▶ PROBLEM STATEMENT
Give the listing again character for character, but drop the images.
┌─ DATASET EXTRACT
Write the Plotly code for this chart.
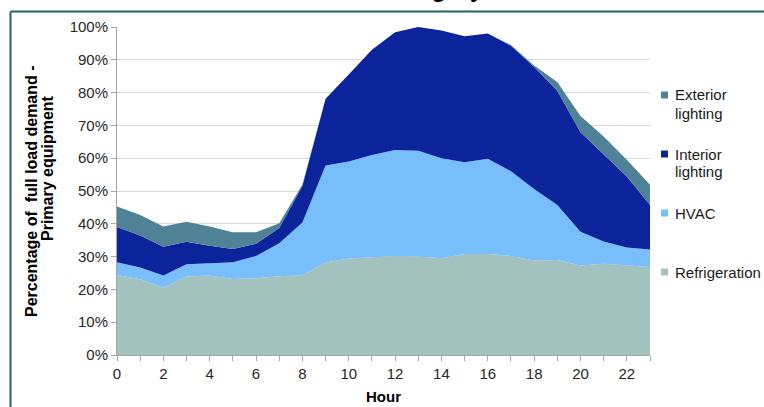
import plotly.graph_objects as go

# Hour of day
hours = list(range(24))

# Share of full load demand (%) for each end use, stacked bottom to top
refrigeration = [24.4, 23.1, 20.5, 23.9, 24.2, 23.2, 23.4, 24.0, 24.3, 28.2, 29.4, 29.8,
                 30.2, 30.0, 29.5, 30.8, 30.8, 30.2, 28.8, 29.0, 27.3, 27.8, 27.2, 26.8]
hvac = [3.9, 3.6, 3.7, 3.8, 3.8, 5.1, 6.8, 10.1, 16.1, 29.6, 29.6, 31.2,
        32.3, 32.3, 30.5, 28.0, 29.0, 25.8, 21.8, 16.7, 10.3, 6.8, 5.6, 5.4]
interior_lighting = [10.7, 9.7, 8.8, 6.8, 5.3, 4.0, 3.7, 4.6, 11.1, 20.3, 26.5, 32.1,
                     35.9, 37.7, 38.9, 38.4, 38.2, 38.3, 37.2, 34.9, 30.3, 26.4, 21.6, 13.5]
exterior_lighting = [6.3, 6.3, 6.2, 6.1, 5.9, 5.1, 3.5, 1.5, 0.5, 0.0, 0.0, 0.0,
                     0.0, 0.0, 0.0, 0.0, 0.0, 0.2, 0.5, 2.6, 5.0, 5.6, 5.1, 6.2]

series_names = ["Refrigeration", "HVAC", "Interior lighting", "Exterior lighting"]
series_values = [refrigeration, hvac, interior_lighting, exterior_lighting]
series_colors = ["#A4C3BE", "#78BEFA", "#0B239B", "#4F8197"]
legend_lines = {
    "Exterior lighting": ["Exterior", "lighting"],
    "Interior lighting": ["Interior", "lighting"],
    "HVAC": ["HVAC"],
    "Refrigeration": ["Refrigeration"],
}

x_tick_vals = list(range(0, 24, 2))
y_tick_vals = list(range(0, 101, 10))
y_tick_text = [f"{v}%" for v in y_tick_vals]

FONT = "Liberation Sans, Arial, sans-serif"

fig = go.Figure()

# Stacked areas
for name, vals, col in zip(series_names, series_values, series_colors):
    fig.add_trace(go.Scatter(
        x=hours, y=vals, name=name, stackgroup="load",
        mode="lines", line=dict(width=0, color=col),
        fillcolor=col, showlegend=False, hoverinfo="x+y+name",
    ))

# Plot area geometry in pixels, used to place items outside the axes
L, R, T, B = 117, 650, 27, 355
W, H = R - L, B - T


def px_x(px):
    return (px - L) / W


def px_y(py):
    return (B - py) / H


frame_col = "#25645F"
shapes = [
    dict(type="line", xref="paper", yref="paper",
         x0=px_x(10.5), x1=px_x(770), y0=px_y(11.5), y1=px_y(11.5),
         line=dict(color=frame_col, width=2)),
    dict(type="line", xref="paper", yref="paper",
         x0=px_x(10.5), x1=px_x(10.5), y0=px_y(11.5), y1=px_y(412),
         line=dict(color=frame_col, width=2)),
]

annotations = [
    dict(text="Percentage of  full load demand -",
         x=px_x(31), y=px_y(191), xref="paper", yref="paper",
         xanchor="center", yanchor="middle", textangle=-90, showarrow=False,
         font=dict(family=FONT, size=16, color="black", weight="bold")),
    dict(text="Primary equipment",
         x=px_x(47), y=px_y(168), xref="paper", yref="paper",
         xanchor="center", yanchor="middle", textangle=-90, showarrow=False,
         font=dict(family=FONT, size=16, color="black", weight="bold")),
    dict(text="Hour", x=0.5, y=px_y(396), xref="paper", yref="paper",
         xanchor="center", yanchor="middle", showarrow=False,
         font=dict(family=FONT, size=15, color="black", weight="bold")),
    dict(text="End-use category", x=px_x(383), y=px_y(3.5), xref="paper", yref="paper",
         xanchor="center", yanchor="bottom", showarrow=False,
         font=dict(family=FONT, size=24, color="black", weight="bold")),
]

# Legend: square key plus label, top series first
row_top, row_step, line_step = 95, 59, 18
key_x, key_size, text_x = 664.5, 7, 673
for i, (name, col) in enumerate(reversed(list(zip(series_names, series_colors)))):
    yc = row_top + i * row_step
    shapes.append(dict(
        type="rect", xref="paper", yref="paper",
        x0=px_x(key_x - key_size / 2), x1=px_x(key_x + key_size / 2),
        y0=px_y(yc - key_size / 2), y1=px_y(yc + key_size / 2),
        fillcolor=col, line=dict(width=0),
    ))
    for j, line in enumerate(legend_lines[name]):
        annotations.append(dict(
            text=line, x=px_x(text_x), y=px_y(yc + j * line_step),
            xref="paper", yref="paper", xanchor="left", yanchor="middle",
            showarrow=False, font=dict(family=FONT, size=15, color="#1A1A1A"),
        ))

fig.update_layout(
    width=764, height=407,
    margin=dict(l=L, r=764 - R, t=T, b=407 - B),
    paper_bgcolor="white", plot_bgcolor="white",
    font=dict(family=FONT, size=15, color="#262626"),
    showlegend=False,
    xaxis=dict(
        range=[0, 23], tickvals=x_tick_vals, ticktext=[str(v) for v in x_tick_vals],
        showgrid=False, zeroline=False,
        showline=True, linecolor="#A6A6A6", linewidth=1,
        ticks="outside", ticklen=5, tickcolor="#A6A6A6",
        minor=dict(dtick=1, ticks="outside", ticklen=5, tickcolor="#A6A6A6"),
        tickfont=dict(family=FONT, size=15, color="#262626"),
    ),
    yaxis=dict(
        range=[0, 100], tickvals=y_tick_vals, ticktext=y_tick_text,
        showgrid=True, gridcolor="#D9D9D9", gridwidth=1, zeroline=False,
        showline=True, linecolor="#A6A6A6", linewidth=1,
        ticks="outside", ticklen=5, tickcolor="#A6A6A6",
        tickfont=dict(family=FONT, size=15, color="#262626"),
    ),
    annotations=annotations,
    shapes=shapes,
)

fig.write_html("out.html")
└─
▶ RESPONSE TO THE EXERCISE
Write the Plotly code for this chart.
import plotly.graph_objects as go

# Hour of day
hours = list(range(24))

# Share of full load demand (%) for each end use, stacked bottom to top
refrigeration = [24.4, 23.1, 20.5, 23.9, 24.2, 23.2, 23.4, 24.0, 24.3, 28.2, 29.4, 29.8,
                 30.2, 30.0, 29.5, 30.8, 30.8, 30.2, 28.8, 29.0, 27.3, 27.8, 27.2, 26.8]
hvac = [3.9, 3.6, 3.7, 3.8, 3.8, 5.1, 6.8, 10.1, 16.1, 29.6, 29.6, 31.2,
        32.3, 32.3, 30.5, 28.0, 29.0, 25.8, 21.8, 16.7, 10.3, 6.8, 5.6, 5.4]
interior_lighting = [10.7, 9.7, 8.8, 6.8, 5.3, 4.0, 3.7, 4.6, 11.1, 20.3, 26.5, 32.1,
                     35.9, 37.7, 38.9, 38.4, 38.2, 38.3, 37.2, 34.9, 30.3, 26.4, 21.6, 13.5]
exterior_lighting = [6.3, 6.3, 6.2, 6.1, 5.9, 5.1, 3.5, 1.5, 0.5, 0.0, 0.0, 0.0,
                     0.0, 0.0, 0.0, 0.0, 0.0, 0.2, 0.5, 2.6, 5.0, 5.6, 5.1, 6.2]

series_names = ["Refrigeration", "HVAC", "Interior lighting", "Exterior lighting"]
series_values = [refrigeration, hvac, interior_lighting, exterior_lighting]
series_colors = ["#A4C3BE", "#78BEFA", "#0B239B", "#4F8197"]
legend_lines = {
    "Exterior lighting": ["Exterior", "lighting"],
    "Interior lighting": ["Interior", "lighting"],
    "HVAC": ["HVAC"],
    "Refrigeration": ["Refrigeration"],
}

x_tick_vals = list(range(0, 24, 2))
y_tick_vals = list(range(0, 101, 10))
y_tick_text = [f"{v}%" for v in y_tick_vals]

FONT = "Liberation Sans, Arial, sans-serif"

fig = go.Figure()

# Stacked areas
for name, vals, col in zip(series_names, series_values, series_colors):
    fig.add_trace(go.Scatter(
        x=hours, y=vals, name=name, stackgroup="load",
        mode="lines", line=dict(width=0, color=col),
        fillcolor=col, showlegend=False, hoverinfo="x+y+name",
    ))

# Plot area geometry in pixels, used to place items outside the axes
L, R, T, B = 117, 650, 27, 355
W, H = R - L, B - T


def px_x(px):
    return (px - L) / W


def px_y(py):
    return (B - py) / H


frame_col = "#25645F"
shapes = [
    dict(type="line", xref="paper", yref="paper",
         x0=px_x(10.5), x1=px_x(770), y0=px_y(11.5), y1=px_y(11.5),
         line=dict(color=frame_col, width=2)),
    dict(type="line", xref="paper", yref="paper",
         x0=px_x(10.5), x1=px_x(10.5), y0=px_y(11.5), y1=px_y(412),
         line=dict(color=frame_col, width=2)),
]

annotations = [
    dict(text="Percentage of  full load demand -",
         x=px_x(31), y=px_y(191), xref="paper", yref="paper",
         xanchor="center", yanchor="middle", textangle=-90, showarrow=False,
         font=dict(family=FONT, size=16, color="black", weight="bold")),
    dict(text="Primary equipment",
         x=px_x(47), y=px_y(168), xref="paper", yref="paper",
         xanchor="center", yanchor="middle", textangle=-90, showarrow=False,
         font=dict(family=FONT, size=16, color="black", weight="bold")),
    dict(text="Hour", x=0.5, y=px_y(396), xref="paper", yref="paper",
         xanchor="center", yanchor="middle", showarrow=False,
         font=dict(family=FONT, size=15, color="black", weight="bold")),
    dict(text="End-use category", x=px_x(383), y=px_y(3.5), xref="paper", yref="paper",
         xanchor="center", yanchor="bottom", showarrow=False,
         font=dict(family=FONT, size=24, color="black", weight="bold")),
]

# Legend: square key plus label, top series first
row_top, row_step, line_step = 95, 59, 18
key_x, key_size, text_x = 664.5, 7, 673
for i, (name, col) in enumerate(reversed(list(zip(series_names, series_colors)))):
    yc = row_top + i * row_step
    shapes.append(dict(
        type="rect", xref="paper", yref="paper",
        x0=px_x(key_x - key_size / 2), x1=px_x(key_x + key_size / 2),
        y0=px_y(yc - key_size / 2), y1=px_y(yc + key_size / 2),
        fillcolor=col, line=dict(width=0),
    ))
    for j, line in enumerate(legend_lines[name]):
        annotations.append(dict(
            text=line, x=px_x(text_x), y=px_y(yc + j * line_step),
            xref="paper", yref="paper", xanchor="left", yanchor="middle",
            showarrow=False, font=dict(family=FONT, size=15, color="#1A1A1A"),
        ))

fig.update_layout(
    width=764, height=407,
    margin=dict(l=L, r=764 - R, t=T, b=407 - B),
    paper_bgcolor="white", plot_bgcolor="white",
    font=dict(family=FONT, size=15, color="#262626"),
    showlegend=False,
    xaxis=dict(
        range=[0, 23], tickvals=x_tick_vals, ticktext=[str(v) for v in x_tick_vals],
        showgrid=False, zeroline=False,
        showline=True, linecolor="#A6A6A6", linewidth=1,
        ticks="outside", ticklen=5, tickcolor="#A6A6A6",
        minor=dict(dtick=1, ticks="outside", ticklen=5, tickcolor="#A6A6A6"),
        tickfont=dict(family=FONT, size=15, color="#262626"),
    ),
    yaxis=dict(
        range=[0, 100], tickvals=y_tick_vals, ticktext=y_tick_text,
        showgrid=True, gridcolor="#D9D9D9", gridwidth=1, zeroline=False,
        showline=True, linecolor="#A6A6A6", linewidth=1,
        ticks="outside", ticklen=5, tickcolor="#A6A6A6",
        tickfont=dict(family=FONT, size=15, color="#262626"),
    ),
    annotations=annotations,
    shapes=shapes,
)

fig.write_html("out.html")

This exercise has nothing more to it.